● Task to carry out: Reproduce all of the data word for word.

====== Dataset section

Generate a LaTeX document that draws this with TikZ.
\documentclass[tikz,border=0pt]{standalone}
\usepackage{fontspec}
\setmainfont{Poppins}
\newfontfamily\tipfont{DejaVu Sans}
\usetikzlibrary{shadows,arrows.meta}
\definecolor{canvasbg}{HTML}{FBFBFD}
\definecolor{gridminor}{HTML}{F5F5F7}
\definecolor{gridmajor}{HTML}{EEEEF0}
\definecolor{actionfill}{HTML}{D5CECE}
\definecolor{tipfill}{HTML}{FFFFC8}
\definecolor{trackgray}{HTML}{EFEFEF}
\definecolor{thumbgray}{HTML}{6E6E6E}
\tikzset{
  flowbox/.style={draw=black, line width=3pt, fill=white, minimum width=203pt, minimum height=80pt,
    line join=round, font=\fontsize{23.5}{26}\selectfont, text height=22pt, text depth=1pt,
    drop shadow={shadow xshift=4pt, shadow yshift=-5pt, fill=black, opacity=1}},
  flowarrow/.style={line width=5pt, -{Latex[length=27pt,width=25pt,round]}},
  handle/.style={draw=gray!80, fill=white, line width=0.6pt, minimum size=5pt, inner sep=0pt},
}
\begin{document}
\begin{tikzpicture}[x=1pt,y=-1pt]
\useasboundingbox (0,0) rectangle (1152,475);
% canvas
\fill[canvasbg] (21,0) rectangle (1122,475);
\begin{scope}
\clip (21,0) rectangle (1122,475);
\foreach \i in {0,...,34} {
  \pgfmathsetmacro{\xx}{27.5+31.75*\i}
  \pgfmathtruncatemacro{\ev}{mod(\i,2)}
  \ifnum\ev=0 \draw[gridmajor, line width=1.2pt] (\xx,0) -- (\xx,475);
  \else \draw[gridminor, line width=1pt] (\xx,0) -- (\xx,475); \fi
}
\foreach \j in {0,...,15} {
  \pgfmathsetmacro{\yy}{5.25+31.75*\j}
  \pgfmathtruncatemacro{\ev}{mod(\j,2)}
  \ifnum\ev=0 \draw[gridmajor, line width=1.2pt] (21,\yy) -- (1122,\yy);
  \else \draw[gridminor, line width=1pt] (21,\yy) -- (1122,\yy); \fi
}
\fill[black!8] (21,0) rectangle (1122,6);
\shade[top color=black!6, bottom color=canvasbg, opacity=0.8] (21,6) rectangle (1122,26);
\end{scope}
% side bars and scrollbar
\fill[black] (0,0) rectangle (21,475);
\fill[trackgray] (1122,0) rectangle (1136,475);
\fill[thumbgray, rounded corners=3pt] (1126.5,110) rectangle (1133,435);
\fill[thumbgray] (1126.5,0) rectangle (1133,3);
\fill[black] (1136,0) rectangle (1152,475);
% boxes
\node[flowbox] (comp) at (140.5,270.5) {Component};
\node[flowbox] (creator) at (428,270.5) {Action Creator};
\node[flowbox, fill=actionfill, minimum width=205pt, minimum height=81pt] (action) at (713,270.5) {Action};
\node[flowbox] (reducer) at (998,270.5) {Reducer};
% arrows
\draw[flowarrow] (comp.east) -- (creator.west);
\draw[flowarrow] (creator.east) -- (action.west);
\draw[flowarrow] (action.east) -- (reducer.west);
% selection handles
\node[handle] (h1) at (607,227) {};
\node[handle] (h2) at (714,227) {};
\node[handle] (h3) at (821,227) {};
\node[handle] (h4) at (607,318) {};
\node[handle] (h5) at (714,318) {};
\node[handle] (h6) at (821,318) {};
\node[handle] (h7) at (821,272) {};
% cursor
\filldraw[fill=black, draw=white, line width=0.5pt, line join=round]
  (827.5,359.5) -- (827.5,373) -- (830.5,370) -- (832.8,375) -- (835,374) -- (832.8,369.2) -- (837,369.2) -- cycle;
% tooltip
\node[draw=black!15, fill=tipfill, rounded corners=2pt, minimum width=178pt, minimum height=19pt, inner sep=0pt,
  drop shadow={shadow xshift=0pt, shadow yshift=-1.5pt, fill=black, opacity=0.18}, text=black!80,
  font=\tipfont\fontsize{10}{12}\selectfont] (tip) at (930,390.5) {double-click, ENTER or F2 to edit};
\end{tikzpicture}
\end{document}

============

● Answer to the task:
Generate a LaTeX document that draws this with TikZ.
\documentclass[tikz,border=0pt]{standalone}
\usepackage{fontspec}
\setmainfont{Poppins}
\newfontfamily\tipfont{DejaVu Sans}
\usetikzlibrary{shadows,arrows.meta}
\definecolor{canvasbg}{HTML}{FBFBFD}
\definecolor{gridminor}{HTML}{F5F5F7}
\definecolor{gridmajor}{HTML}{EEEEF0}
\definecolor{actionfill}{HTML}{D5CECE}
\definecolor{tipfill}{HTML}{FFFFC8}
\definecolor{trackgray}{HTML}{EFEFEF}
\definecolor{thumbgray}{HTML}{6E6E6E}
\tikzset{
  flowbox/.style={draw=black, line width=3pt, fill=white, minimum width=203pt, minimum height=80pt,
    line join=round, font=\fontsize{23.5}{26}\selectfont, text height=22pt, text depth=1pt,
    drop shadow={shadow xshift=4pt, shadow yshift=-5pt, fill=black, opacity=1}},
  flowarrow/.style={line width=5pt, -{Latex[length=27pt,width=25pt,round]}},
  handle/.style={draw=gray!80, fill=white, line width=0.6pt, minimum size=5pt, inner sep=0pt},
}
\begin{document}
\begin{tikzpicture}[x=1pt,y=-1pt]
\useasboundingbox (0,0) rectangle (1152,475);
% canvas
\fill[canvasbg] (21,0) rectangle (1122,475);
\begin{scope}
\clip (21,0) rectangle (1122,475);
\foreach \i in {0,...,34} {
  \pgfmathsetmacro{\xx}{27.5+31.75*\i}
  \pgfmathtruncatemacro{\ev}{mod(\i,2)}
  \ifnum\ev=0 \draw[gridmajor, line width=1.2pt] (\xx,0) -- (\xx,475);
  \else \draw[gridminor, line width=1pt] (\xx,0) -- (\xx,475); \fi
}
\foreach \j in {0,...,15} {
  \pgfmathsetmacro{\yy}{5.25+31.75*\j}
  \pgfmathtruncatemacro{\ev}{mod(\j,2)}
  \ifnum\ev=0 \draw[gridmajor, line width=1.2pt] (21,\yy) -- (1122,\yy);
  \else \draw[gridminor, line width=1pt] (21,\yy) -- (1122,\yy); \fi
}
\fill[black!8] (21,0) rectangle (1122,6);
\shade[top color=black!6, bottom color=canvasbg, opacity=0.8] (21,6) rectangle (1122,26);
\end{scope}
% side bars and scrollbar
\fill[black] (0,0) rectangle (21,475);
\fill[trackgray] (1122,0) rectangle (1136,475);
\fill[thumbgray, rounded corners=3pt] (1126.5,110) rectangle (1133,435);
\fill[thumbgray] (1126.5,0) rectangle (1133,3);
\fill[black] (1136,0) rectangle (1152,475);
% boxes
\node[flowbox] (comp) at (140.5,270.5) {Component};
\node[flowbox] (creator) at (428,270.5) {Action Creator};
\node[flowbox, fill=actionfill, minimum width=205pt, minimum height=81pt] (action) at (713,270.5) {Action};
\node[flowbox] (reducer) at (998,270.5) {Reducer};
% arrows
\draw[flowarrow] (comp.east) -- (creator.west);
\draw[flowarrow] (creator.east) -- (action.west);
\draw[flowarrow] (action.east) -- (reducer.west);
% selection handles
\node[handle] (h1) at (607,227) {};
\node[handle] (h2) at (714,227) {};
\node[handle] (h3) at (821,227) {};
\node[handle] (h4) at (607,318) {};
\node[handle] (h5) at (714,318) {};
\node[handle] (h6) at (821,318) {};
\node[handle] (h7) at (821,272) {};
% cursor
\filldraw[fill=black, draw=white, line width=0.5pt, line join=round]
  (827.5,359.5) -- (827.5,373) -- (830.5,370) -- (832.8,375) -- (835,374) -- (832.8,369.2) -- (837,369.2) -- cycle;
% tooltip
\node[draw=black!15, fill=tipfill, rounded corners=2pt, minimum width=178pt, minimum height=19pt, inner sep=0pt,
  drop shadow={shadow xshift=0pt, shadow yshift=-1.5pt, fill=black, opacity=0.18}, text=black!80,
  font=\tipfont\fontsize{10}{12}\selectfont] (tip) at (930,390.5) {double-click, ENTER or F2 to edit};
\end{tikzpicture}
\end{document}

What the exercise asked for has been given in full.